**Given task**
Look through the material below for "script". Copy every line that contains it.

**Given information**
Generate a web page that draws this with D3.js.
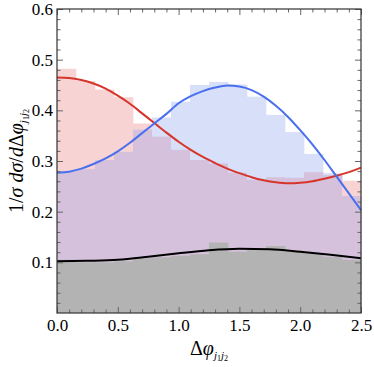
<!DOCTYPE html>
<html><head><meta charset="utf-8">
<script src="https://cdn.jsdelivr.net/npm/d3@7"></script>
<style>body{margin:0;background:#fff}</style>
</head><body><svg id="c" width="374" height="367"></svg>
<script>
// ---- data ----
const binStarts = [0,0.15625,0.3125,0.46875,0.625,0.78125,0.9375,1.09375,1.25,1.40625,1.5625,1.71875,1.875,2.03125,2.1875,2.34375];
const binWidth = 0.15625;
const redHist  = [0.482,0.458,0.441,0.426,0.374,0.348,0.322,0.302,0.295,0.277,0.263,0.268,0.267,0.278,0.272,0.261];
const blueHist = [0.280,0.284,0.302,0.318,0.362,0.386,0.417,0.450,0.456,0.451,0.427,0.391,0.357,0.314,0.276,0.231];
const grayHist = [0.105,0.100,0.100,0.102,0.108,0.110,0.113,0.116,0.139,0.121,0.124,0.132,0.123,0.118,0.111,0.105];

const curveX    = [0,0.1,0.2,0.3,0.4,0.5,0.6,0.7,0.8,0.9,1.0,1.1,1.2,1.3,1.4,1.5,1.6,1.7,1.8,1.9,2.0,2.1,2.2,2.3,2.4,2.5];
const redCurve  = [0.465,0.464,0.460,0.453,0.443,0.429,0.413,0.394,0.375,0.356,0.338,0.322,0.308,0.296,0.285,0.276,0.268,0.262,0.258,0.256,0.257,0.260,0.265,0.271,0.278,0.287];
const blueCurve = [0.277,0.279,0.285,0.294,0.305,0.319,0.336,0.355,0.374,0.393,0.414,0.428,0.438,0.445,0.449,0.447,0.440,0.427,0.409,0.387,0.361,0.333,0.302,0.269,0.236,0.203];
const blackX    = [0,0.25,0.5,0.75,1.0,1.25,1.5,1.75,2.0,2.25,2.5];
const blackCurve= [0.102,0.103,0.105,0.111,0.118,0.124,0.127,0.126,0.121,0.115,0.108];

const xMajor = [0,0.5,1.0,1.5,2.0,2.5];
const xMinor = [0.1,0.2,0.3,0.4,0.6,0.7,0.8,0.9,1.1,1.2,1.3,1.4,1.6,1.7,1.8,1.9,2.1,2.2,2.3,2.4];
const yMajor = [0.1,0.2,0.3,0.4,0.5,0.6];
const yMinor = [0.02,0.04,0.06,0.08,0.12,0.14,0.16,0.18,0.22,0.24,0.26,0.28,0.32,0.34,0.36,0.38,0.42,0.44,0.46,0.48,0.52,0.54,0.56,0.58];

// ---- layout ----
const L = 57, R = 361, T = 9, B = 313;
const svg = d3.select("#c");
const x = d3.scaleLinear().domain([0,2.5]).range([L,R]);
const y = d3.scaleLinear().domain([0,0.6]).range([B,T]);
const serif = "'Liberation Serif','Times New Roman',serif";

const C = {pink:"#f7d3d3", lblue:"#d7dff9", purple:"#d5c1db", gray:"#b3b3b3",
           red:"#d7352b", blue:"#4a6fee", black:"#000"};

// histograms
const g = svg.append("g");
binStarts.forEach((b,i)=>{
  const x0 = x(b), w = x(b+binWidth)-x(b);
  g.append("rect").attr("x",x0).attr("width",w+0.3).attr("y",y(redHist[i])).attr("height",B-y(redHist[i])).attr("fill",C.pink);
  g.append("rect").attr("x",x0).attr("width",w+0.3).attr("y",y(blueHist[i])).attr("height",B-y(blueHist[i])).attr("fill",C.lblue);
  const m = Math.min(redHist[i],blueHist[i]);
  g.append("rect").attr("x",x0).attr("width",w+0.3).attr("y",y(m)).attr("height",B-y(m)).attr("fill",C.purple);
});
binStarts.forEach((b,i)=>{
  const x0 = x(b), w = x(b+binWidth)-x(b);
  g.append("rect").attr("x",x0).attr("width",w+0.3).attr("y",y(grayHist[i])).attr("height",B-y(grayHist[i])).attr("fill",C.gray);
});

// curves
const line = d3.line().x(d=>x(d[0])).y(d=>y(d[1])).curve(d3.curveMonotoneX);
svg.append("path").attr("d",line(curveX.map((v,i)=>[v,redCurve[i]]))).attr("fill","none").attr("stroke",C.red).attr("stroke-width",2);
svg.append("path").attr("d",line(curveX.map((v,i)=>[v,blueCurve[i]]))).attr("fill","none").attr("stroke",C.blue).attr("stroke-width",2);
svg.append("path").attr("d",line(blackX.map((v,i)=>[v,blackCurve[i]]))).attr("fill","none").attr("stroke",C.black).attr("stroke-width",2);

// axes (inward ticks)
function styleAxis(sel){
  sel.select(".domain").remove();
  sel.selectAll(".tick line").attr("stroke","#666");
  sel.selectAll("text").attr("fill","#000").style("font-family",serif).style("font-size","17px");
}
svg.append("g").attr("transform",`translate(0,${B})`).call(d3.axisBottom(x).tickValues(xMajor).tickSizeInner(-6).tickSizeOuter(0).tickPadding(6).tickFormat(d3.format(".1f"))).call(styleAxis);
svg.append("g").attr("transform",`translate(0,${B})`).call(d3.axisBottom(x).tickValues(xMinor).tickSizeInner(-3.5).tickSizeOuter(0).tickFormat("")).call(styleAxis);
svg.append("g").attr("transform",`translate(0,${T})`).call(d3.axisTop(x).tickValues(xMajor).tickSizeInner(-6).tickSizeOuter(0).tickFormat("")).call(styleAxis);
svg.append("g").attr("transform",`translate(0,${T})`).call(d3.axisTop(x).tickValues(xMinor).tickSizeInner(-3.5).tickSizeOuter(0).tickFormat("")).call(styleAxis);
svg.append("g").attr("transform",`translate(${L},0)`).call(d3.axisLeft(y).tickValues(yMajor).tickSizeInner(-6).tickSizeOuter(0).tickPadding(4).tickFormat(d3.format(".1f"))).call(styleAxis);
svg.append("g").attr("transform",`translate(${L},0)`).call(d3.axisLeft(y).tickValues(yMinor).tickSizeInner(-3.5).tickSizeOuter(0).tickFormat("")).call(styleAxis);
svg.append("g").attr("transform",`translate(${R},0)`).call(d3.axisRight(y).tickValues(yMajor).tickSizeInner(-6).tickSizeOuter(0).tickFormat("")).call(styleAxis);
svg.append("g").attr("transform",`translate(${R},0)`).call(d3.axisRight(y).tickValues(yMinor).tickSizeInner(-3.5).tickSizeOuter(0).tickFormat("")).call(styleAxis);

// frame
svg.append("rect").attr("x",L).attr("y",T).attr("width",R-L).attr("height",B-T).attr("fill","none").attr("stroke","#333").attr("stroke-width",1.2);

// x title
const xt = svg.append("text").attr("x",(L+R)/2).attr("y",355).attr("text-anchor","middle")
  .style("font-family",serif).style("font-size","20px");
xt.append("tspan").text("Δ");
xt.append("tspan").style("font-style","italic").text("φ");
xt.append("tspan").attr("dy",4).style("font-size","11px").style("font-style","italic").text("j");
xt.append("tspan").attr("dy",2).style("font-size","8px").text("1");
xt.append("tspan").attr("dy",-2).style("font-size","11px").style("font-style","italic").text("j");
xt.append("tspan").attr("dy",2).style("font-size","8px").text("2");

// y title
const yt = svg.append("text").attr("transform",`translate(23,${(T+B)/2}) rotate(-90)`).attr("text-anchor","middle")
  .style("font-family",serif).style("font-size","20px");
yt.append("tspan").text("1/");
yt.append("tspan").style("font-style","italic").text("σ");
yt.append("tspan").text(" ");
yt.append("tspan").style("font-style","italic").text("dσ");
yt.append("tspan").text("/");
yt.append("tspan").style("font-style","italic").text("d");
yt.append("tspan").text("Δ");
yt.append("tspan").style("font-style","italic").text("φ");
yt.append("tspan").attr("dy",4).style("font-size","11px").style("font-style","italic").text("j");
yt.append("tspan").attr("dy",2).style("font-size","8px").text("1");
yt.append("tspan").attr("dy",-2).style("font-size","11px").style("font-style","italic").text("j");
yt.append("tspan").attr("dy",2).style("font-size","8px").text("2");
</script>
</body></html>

...

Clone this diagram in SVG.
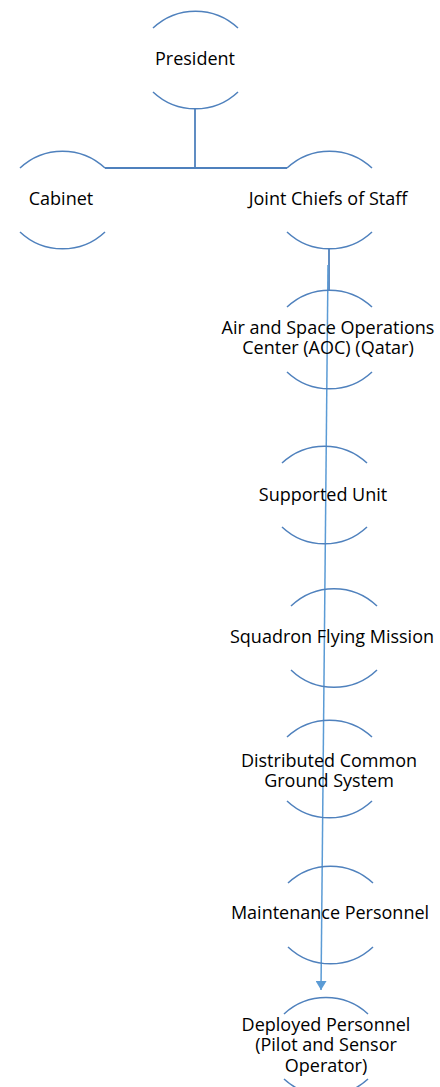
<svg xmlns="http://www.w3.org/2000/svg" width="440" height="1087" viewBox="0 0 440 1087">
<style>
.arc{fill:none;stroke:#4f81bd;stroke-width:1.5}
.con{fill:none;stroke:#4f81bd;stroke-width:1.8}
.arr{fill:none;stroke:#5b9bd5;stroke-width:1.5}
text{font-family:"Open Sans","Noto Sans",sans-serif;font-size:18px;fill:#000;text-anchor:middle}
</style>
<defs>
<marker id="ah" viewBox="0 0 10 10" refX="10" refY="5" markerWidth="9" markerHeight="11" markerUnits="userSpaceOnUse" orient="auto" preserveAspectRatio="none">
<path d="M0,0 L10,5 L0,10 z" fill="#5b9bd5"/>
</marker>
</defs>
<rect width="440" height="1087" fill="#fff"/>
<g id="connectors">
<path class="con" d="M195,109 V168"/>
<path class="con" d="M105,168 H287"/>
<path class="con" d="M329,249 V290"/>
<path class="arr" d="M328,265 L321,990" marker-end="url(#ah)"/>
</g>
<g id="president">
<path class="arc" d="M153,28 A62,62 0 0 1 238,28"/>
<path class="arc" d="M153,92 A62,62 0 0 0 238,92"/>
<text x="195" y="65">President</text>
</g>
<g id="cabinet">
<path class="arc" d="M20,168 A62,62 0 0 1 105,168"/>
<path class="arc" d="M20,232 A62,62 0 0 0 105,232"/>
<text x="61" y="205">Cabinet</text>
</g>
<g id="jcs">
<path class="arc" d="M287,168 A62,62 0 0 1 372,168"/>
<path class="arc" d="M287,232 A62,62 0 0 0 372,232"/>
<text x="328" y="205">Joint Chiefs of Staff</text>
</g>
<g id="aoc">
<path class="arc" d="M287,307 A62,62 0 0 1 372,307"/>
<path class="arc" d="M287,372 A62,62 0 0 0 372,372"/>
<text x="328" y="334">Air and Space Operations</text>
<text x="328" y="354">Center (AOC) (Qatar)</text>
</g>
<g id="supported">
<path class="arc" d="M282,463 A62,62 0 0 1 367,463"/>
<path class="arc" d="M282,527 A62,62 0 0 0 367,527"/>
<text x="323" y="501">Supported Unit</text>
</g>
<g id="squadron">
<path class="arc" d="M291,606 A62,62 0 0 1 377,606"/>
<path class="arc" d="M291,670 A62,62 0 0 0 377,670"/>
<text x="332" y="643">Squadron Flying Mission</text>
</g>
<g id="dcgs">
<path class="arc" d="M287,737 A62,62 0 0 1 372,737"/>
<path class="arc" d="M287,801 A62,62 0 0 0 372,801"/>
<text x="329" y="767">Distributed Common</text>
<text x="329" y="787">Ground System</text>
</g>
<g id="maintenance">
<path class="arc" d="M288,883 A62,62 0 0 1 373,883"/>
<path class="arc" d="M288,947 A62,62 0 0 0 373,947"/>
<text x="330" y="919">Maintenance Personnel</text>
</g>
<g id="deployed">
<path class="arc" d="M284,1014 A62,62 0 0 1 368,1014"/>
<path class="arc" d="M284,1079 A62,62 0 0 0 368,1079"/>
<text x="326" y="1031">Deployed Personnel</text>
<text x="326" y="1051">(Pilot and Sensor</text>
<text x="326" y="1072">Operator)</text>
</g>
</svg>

...

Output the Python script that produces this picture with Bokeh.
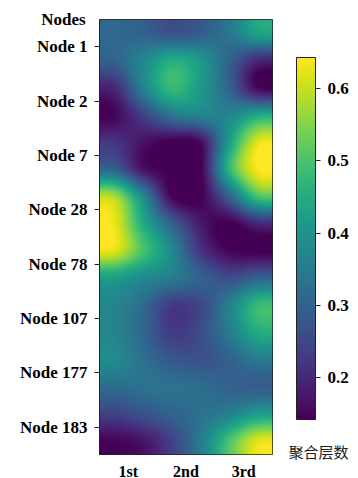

**Solution to this exercise**
<script src="https://cdn.jsdelivr.net/npm/d3@7"></script>
<script>
</script>
Output the Python script that produces this picture with Bokeh.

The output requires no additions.